## Exercise requirements
Only the lines from the start of the data through the line containing "24.95, 28.12, 24.35]" should be written out, exactly as they are, with both ends included and the pictures left out.

## Stored data
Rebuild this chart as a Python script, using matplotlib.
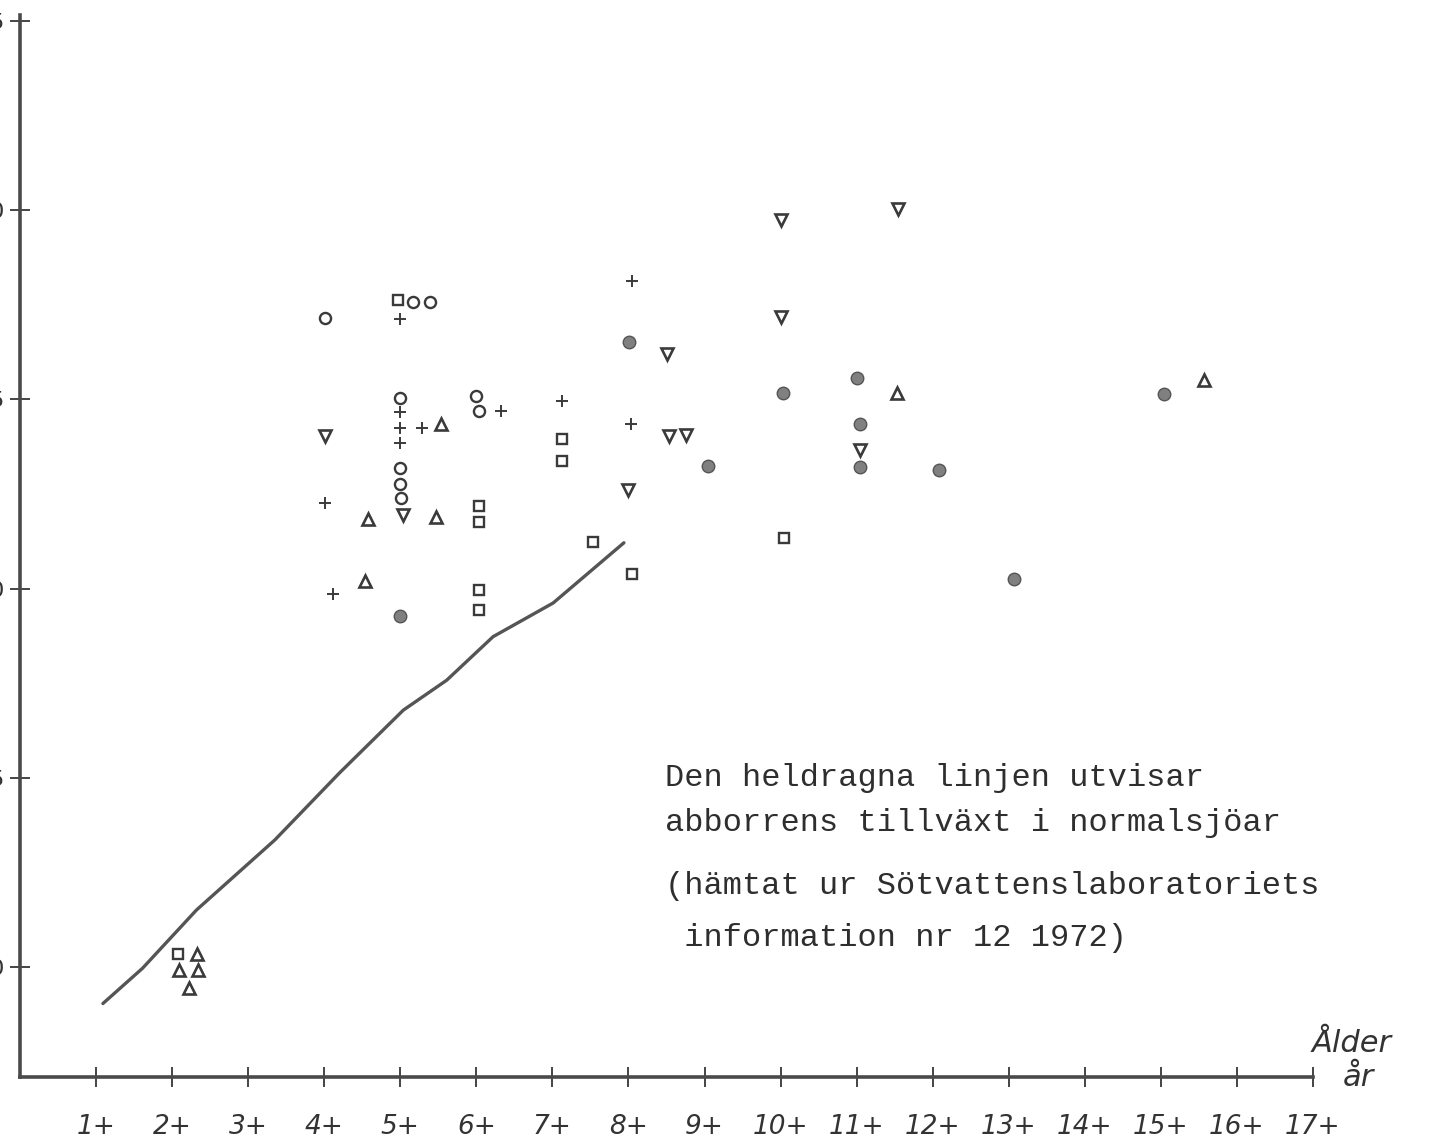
import matplotlib.pyplot as plt

# Ålder (år) mot längd, läst ur diagrammet
age_ticks = list(range(1, 18))
age_labels = [f"{a}+" for a in age_ticks]
len_ticks = [10, 15, 20, 25, 30, 35]
len_labels = ["10", "15", "20", "25", "30", "35"]

# normal tillväxtkurva (heldragen linje)
curve_x = [1.09, 1.61, 2.32, 3.35, 4.20, 5.04, 5.61, 6.22, 7.01, 7.94]
curve_y = [9.04, 9.97, 11.51, 13.36, 15.13, 16.79, 17.58, 18.73, 19.62, 21.21]

circle_x = [4.01, 5.17, 5.39, 5.00, 5.00, 5.00, 5.01, 6.00, 6.04]
circle_y = [27.15, 27.57, 27.57, 25.03, 23.18, 22.76, 22.39, 25.09, 24.69]

plus_x = [5.00, 5.00, 5.00, 5.00, 5.29, 6.32, 4.01, 4.12, 7.13, 8.04, 8.03]
plus_y = [27.12, 24.66, 24.24, 23.84, 24.24, 24.69, 22.26, 19.85, 24.95, 28.12, 24.35]

tri_up_x = [5.53, 4.57, 5.47, 4.54, 11.53, 15.57, 2.33, 2.09, 2.34, 2.22]
tri_up_y = [24.35, 21.84, 21.89, 20.20, 25.17, 25.51, 10.34, 9.92, 9.92, 9.45]

tri_down_x = [4.01, 5.04, 8.00, 8.51, 8.53, 8.76, 10.01, 10.00, 11.54, 11.04]
tri_down_y = [24.03, 21.94, 22.60, 26.20, 24.03, 24.06, 29.74, 27.17, 30.03, 23.66]

square_x = [4.97, 6.03, 6.03, 6.03, 6.03, 7.12, 7.12, 7.53, 8.04, 10.04, 2.08]
square_y = [27.62, 22.18, 21.76, 19.96, 19.43, 23.95, 23.37, 21.23, 20.38, 21.33, 10.34]

dot_x = [4.99, 8.01, 9.04, 10.03, 11.01, 11.04, 11.05, 12.08, 13.07, 15.04]
dot_y = [19.27, 26.51, 23.24, 25.17, 25.56, 24.35, 23.21, 23.13, 20.25, 25.14]

note_lines = ["Den heldragna linjen utvisar",
              "abborrens tillväxt i normalsjöar",
              "(hämtat ur Sötvattenslaboratoriets",
              " information nr 12 1972)"]

W, H = 1430, 1143
fig = plt.figure(figsize=(W / 100, H / 100), dpi=100)
ax = fig.add_axes([20 / W, (H - 1077) / H, (1313 - 20) / W, (1077 - 15) / H])

ink = "#3a3a3a"
ax.plot(curve_x, curve_y, color="#555555", lw=2.4, solid_capstyle="round",
        solid_joinstyle="round")

ms = 8
ax.plot(circle_x, circle_y, "o", ms=ms, mfc="none", mec=ink, mew=1.7)
ax.plot(plus_x, plus_y, "+", ms=ms + 1, mec=ink, mew=1.4)
ax.plot(tri_up_x, tri_up_y, "^", ms=ms, mfc="none", mec=ink, mew=1.9)
ax.plot(tri_down_x, tri_down_y, "v", ms=ms, mfc="none", mec=ink, mew=1.9)
ax.plot(square_x, square_y, "s", ms=ms - 0.5, mfc="none", mec=ink, mew=1.7)
ax.plot(dot_x, dot_y, "o", ms=ms + 1, mfc="#808080", mec="#555555", mew=1.0)

ax.set_xlim(0, 17)
ax.set_ylim(7.1, 35.15)
for s in ["top", "right"]:
    ax.spines[s].set_visible(False)
for s in ["left", "bottom"]:
    ax.spines[s].set_linewidth(2.6)
    ax.spines[s].set_color("#4a4a4a")

ax.set_xticks(age_ticks)
ax.set_xticklabels(age_labels, fontsize=19, fontstyle="italic", color="#333333")
ax.set_yticks(len_ticks)
ax.set_yticklabels(len_labels, fontsize=16, color="#333333")
ax.tick_params(axis="x", direction="inout", length=14, width=1.4, color="#444444", pad=20)
ax.tick_params(axis="y", direction="inout", length=14, width=1.4, color="#444444", pad=4)

fig.text(1312 / W, 1 - 1043 / H, "Ålder", fontsize=22, fontstyle="italic",
         color="#333333", va="center", ha="left")
fig.text(1343 / W, 1 - 1077 / H, "år", fontsize=22, fontstyle="italic",
         color="#333333", va="center", ha="left")

for txt, yp in zip(note_lines, [778, 823, 886, 938]):
    fig.text(665 / W, 1 - yp / H, txt, fontsize=23, family="Liberation Mono",
             color="#2e2e2e", va="center", ha="left")

fig.savefig("out.png", dpi=100, facecolor="white")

## Exercise solution
Rebuild this chart as a Python script, using matplotlib.
import matplotlib.pyplot as plt

# Ålder (år) mot längd, läst ur diagrammet
age_ticks = list(range(1, 18))
age_labels = [f"{a}+" for a in age_ticks]
len_ticks = [10, 15, 20, 25, 30, 35]
len_labels = ["10", "15", "20", "25", "30", "35"]

# normal tillväxtkurva (heldragen linje)
curve_x = [1.09, 1.61, 2.32, 3.35, 4.20, 5.04, 5.61, 6.22, 7.01, 7.94]
curve_y = [9.04, 9.97, 11.51, 13.36, 15.13, 16.79, 17.58, 18.73, 19.62, 21.21]

circle_x = [4.01, 5.17, 5.39, 5.00, 5.00, 5.00, 5.01, 6.00, 6.04]
circle_y = [27.15, 27.57, 27.57, 25.03, 23.18, 22.76, 22.39, 25.09, 24.69]

plus_x = [5.00, 5.00, 5.00, 5.00, 5.29, 6.32, 4.01, 4.12, 7.13, 8.04, 8.03]
plus_y = [27.12, 24.66, 24.24, 23.84, 24.24, 24.69, 22.26, 19.85, 24.95, 28.12, 24.35]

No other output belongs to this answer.